Many people praised U2’s show at the game, and if one compares it to typical Super Bowl halftime fare, it indeed rocked. However, when viewed next to the band’s real concerts, it seemed flat and awkward. With no time to warm up, U2 didn’t get into a groove, and Bono’s vocals sounded truly terrible. Through 27 concerts, I’ve heard him have bad nights, but never as weak as this.
Don’t expect much from the picture or sound quality of the set. It looked as though they took it straight from the video master, and it showed. I’m glad to have this performance, but I found the sound and visuals to be somewhat disappointing.
Next we find The NFL Salutes America. Basically this offers a five minute and 45 second tribute to the US. Various players reflect on things post September 11. It’s a reasonably dignified piece; while it did little for me, it seemed acceptably effective.
Another three featurettes provide some historical focus. 1976 Patriots gives us a five minute and five second look at that year’s team. We see many clips of those games and hear from Patriots defensive lineman Ray Hamilton, quarterback Steve Grogan, linebacker Steve Nelson, tight end Russ Francis, plus Raiders defensive back Jack Tatum and quarterback Ken Stabler. The show touts the ’76 Pats as one of the greats, and we find the focus mainly on their playoff loss to the Raiders. It’s interesting to see, especially since the season hinged on a controversial note.

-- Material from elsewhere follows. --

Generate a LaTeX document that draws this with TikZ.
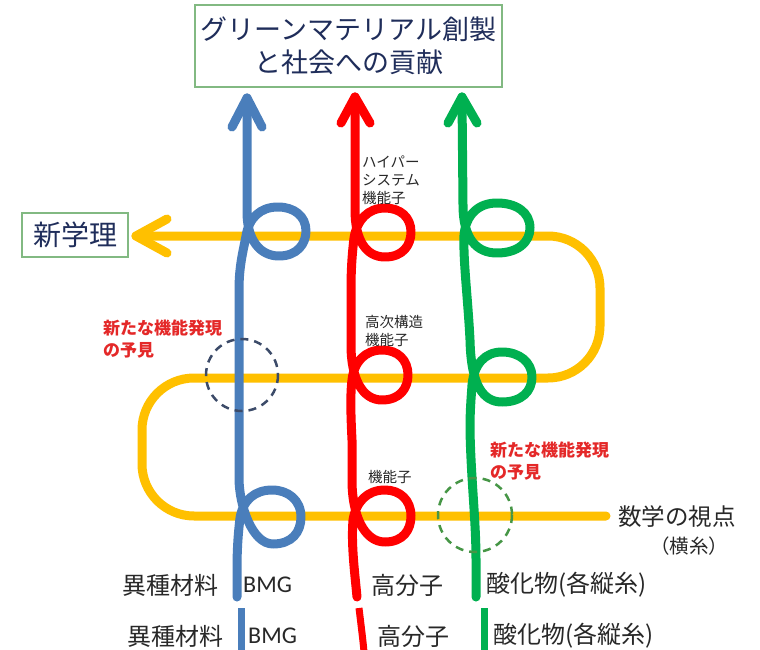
\documentclass[tikz,border=0pt]{standalone}
\usepackage{fontspec}
\setmainfont{Noto Sans CJK JP}
\newfontfamily\latinfont{Carlito}
\definecolor{tyellow}{RGB}{255,192,0}
\definecolor{tblue}{RGB}{74,126,187}
\definecolor{tred}{RGB}{255,0,0}
\definecolor{tgreen}{RGB}{0,176,80}
\definecolor{boxgreen}{RGB}{130,185,130}
\definecolor{navy}{RGB}{31,45,90}
\definecolor{notered}{RGB}{228,40,40}
\definecolor{dashblue}{RGB}{60,75,105}
\definecolor{dashgreen}{RGB}{70,150,70}
\definecolor{txt}{RGB}{40,40,40}
\tikzset{
  thread/.style={line width=9pt, line cap=round, line join=round},
  labelbox/.style={draw=boxgreen, line width=1.5pt, fill=white, text=navy, inner sep=0pt, align=center},
  note/.style={text=notered, font=\fontsize{17}{22}\selectfont\bfseries, align=left, anchor=west, inner sep=0pt},
  smalllabel/.style={text=txt, font=\fontsize{14.5}{18}\selectfont, align=left, anchor=west, inner sep=0pt},
  bottomtext/.style={text=txt, font=\fontsize{24}{26}\selectfont, anchor=west, inner sep=0pt},
  hint/.style={dash pattern=on 8pt off 6pt, line width=2.5pt},
}
\begin{document}
\begin{tikzpicture}[x=1pt,y=-1pt]
\fill[white] (0,0) rectangle (760,650);
\useasboundingbox (0,0) rectangle (760,650);

% coordinates
\coordinate (ytip) at (136,236);
\coordinate (yend) at (606,516);
\coordinate (btip) at (247,98);
\coordinate (bend) at (237,597);
\coordinate (rtip) at (355,97);
\coordinate (rend) at (357,597);
\coordinate (gtip) at (462,97);
\coordinate (gend) at (476,597);

% yellow weft thread
\draw[thread, tyellow, rounded corners=52pt] (yend) -- (142,516) -- (142,378) -- (600,378) -- (600,236) -- (ytip);
\draw[thread, tyellow] (167,219) -- (ytip) -- (167,253);

% blue thread
\draw[thread, tblue] (btip) -- (247,212)
  .. controls (247,240) and (260,256) .. (279,256)
  .. controls (297,256) and (306,244) .. (306,231)
  .. controls (306,216) and (294,207) .. (278,207)
  .. controls (260,207) and (249,218) .. (246,236)
  .. controls (243,252) and (239,266) .. (239,290)
  -- (239,478)
  .. controls (239,505) and (252,544) .. (273,544)
  .. controls (292,544) and (301,532) .. (301,517)
  .. controls (301,500) and (288,490) .. (272,490)
  .. controls (255,490) and (243,500) .. (240,518)
  .. controls (238,535) and (237,550) .. (237,570) -- (bend);
\draw[thread, tblue] (232,127) -- (btip) -- (262,127);

% red thread
\draw[thread, tred] (rtip) -- (355,210)
  .. controls (355,240) and (366,257) .. (385,257)
  .. controls (403,257) and (411,245) .. (411,232)
  .. controls (411,217) and (400,208) .. (385,208)
  .. controls (368,208) and (357,220) .. (354,238)
  .. controls (352,255) and (351,270) .. (351,290)
  -- (351,345)
  .. controls (351,378) and (362,400) .. (382,400)
  .. controls (400,400) and (408,388) .. (408,375)
  .. controls (408,360) and (398,350) .. (382,350)
  .. controls (365,350) and (354,362) .. (352,380)
  .. controls (350,395) and (351,420) .. (352,440)
  -- (352,480)
  .. controls (352,515) and (364,542) .. (385,542)
  .. controls (403,542) and (411,530) .. (411,516)
  .. controls (411,500) and (400,490) .. (385,490)
  .. controls (367,490) and (356,502) .. (353,520)
  .. controls (351,545) and (355,575) .. (rend);
\draw[thread, tred] (341,123) -- (rtip) -- (370,123);

% green thread
\draw[thread, tgreen] (gtip) -- (463,205)
  .. controls (463,238) and (476,253) .. (497,253)
  .. controls (518,253) and (530,242) .. (530,228)
  .. controls (530,212) and (516,203) .. (497,203)
  .. controls (478,203) and (466,215) .. (464,235)
  .. controls (463,260) and (468,300) .. (470,340)
  .. controls (471,385) and (483,402) .. (502,402)
  .. controls (522,402) and (532,391) .. (532,377)
  .. controls (532,362) and (519,352) .. (502,352)
  .. controls (485,352) and (474,364) .. (472,385)
  .. controls (471,400) and (470,410) .. (470,430)
  .. controls (471,480) and (476,520) .. (476,560) -- (gend);
\draw[thread, tgreen] (448,123) -- (gtip) -- (477,123);

% dashed hint circles
\draw[hint, dashblue] (242,375) circle[radius=36];
\draw[hint, dashgreen] (475,515) circle[radius=37];

% boxes
\node[labelbox, minimum width=307, minimum height=82, font=\fontsize{27}{33}\selectfont] (title) at (348.5,46) {グリーンマテリアル創製\\と社会への貢献};
\node[labelbox, minimum width=106, minimum height=44, font=\fontsize{28}{32}\selectfont] (gakuri) at (75,235) {新学理};

% labels
\node[smalllabel] (hyper) at (362,180) {ハイパー\\システム\\機能子};
\node[smalllabel] (koji) at (365,331) {高次構造\\機能子};
\node[smalllabel] (kinou) at (368,477) {機能子};
\node[note] (yoken1) at (103,339) {新たな機能発現\\の予見};
\node[note] (yoken2) at (490,461) {新たな機能発現\\の予見};
\node[text=txt, font=\fontsize{23.5}{26}\selectfont, anchor=west, inner sep=0pt] (sugaku) at (618,517) {数学の視点};
\node[text=txt, font=\fontsize{19.5}{24}\selectfont, inner sep=0pt] (yokoito) at (689,546) {（横糸）};

% bottom row 1
\node[bottomtext] (r1a) at (122,585) {異種材料};
\node[bottomtext, font=\fontsize{24}{26}\selectfont\latinfont] (r1b) at (243,585) {BMG};
\node[bottomtext] (r1c) at (371,585) {高分子};
\node[bottomtext] (r1d) at (486,585) {酸化物(各縦糸)};

% bottom row 2
\coordinate (b2t) at (241,608); \coordinate (b2b) at (241,652);
\coordinate (r2t) at (359,608); \coordinate (r2b) at (364,652);
\coordinate (g2t) at (484,608); \coordinate (g2b) at (484,652);
\draw[thread, tblue, line cap=butt, line width=7pt] (b2t) -- (b2b);
\draw[thread, tred, line cap=butt, line width=7pt] (r2t) .. controls (361,625) and (363,640) .. (r2b);
\draw[thread, tgreen, line cap=butt, line width=7pt] (g2t) -- (g2b);
\node[bottomtext] (r2a) at (127,636) {異種材料};
\node[bottomtext, font=\fontsize{24}{26}\selectfont\latinfont] (r2b) at (248,636) {BMG};
\node[bottomtext] (r2c) at (377,636) {高分子};
\node[bottomtext] (r2d) at (493,636) {酸化物(各縦糸)};
\end{tikzpicture}
\end{document}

One quibble: we’re told that if the Pats had beaten the Raiders, they might have won a slew of Super Bowls. If they were so great, why’d they never go beyond that level? It’s not like the loss of one game meant the end of the team. The Pats never even made a Super Bowl until after the 1985 season, when the Bears slaughtered them.
We hear a little about that game during a program that centers on long-term quarterback Steve Grogan. This four-minute and 25-second piece offers more game clips and interviews with Grogan, linebacker Steve Nelson, broadcaster Gil Santos, running back Craig James, guard John Hannah, and center Pete Brock. It’s a decent little overview of Grogan’s career.
In the next piece, we learn about the career of Gino Cappelletti, a player from the team’s earlier days. We hear from Cappelletti, Gil Santos, linebacker Nick Buoniconti, and Bills linebacker Mike Stratton during this four-minute and 20-second program. It resembles the Grogan offering and also gives us a reasonably interesting glimpse at his career.
One annoyance found on this DVD: some totally unskippable promos at its start. We find two short - but long enough to irritate - ads that cannot be avoided. This kind of stuff is a minor nuisance, but it doesn’t need to be here.
For fans of the New England Patriots, Super Bowl XXXVI Champions offers a nice souvenir of their big season. For others, however, the show seems too light and fluffy to provide much value. The DVD provides bland but acceptable picture and sound along with an average set of extras. Diehard backers of the Patriots - or huge U2 aficionados like myself - will want to give it a look, but everyone else should skip it.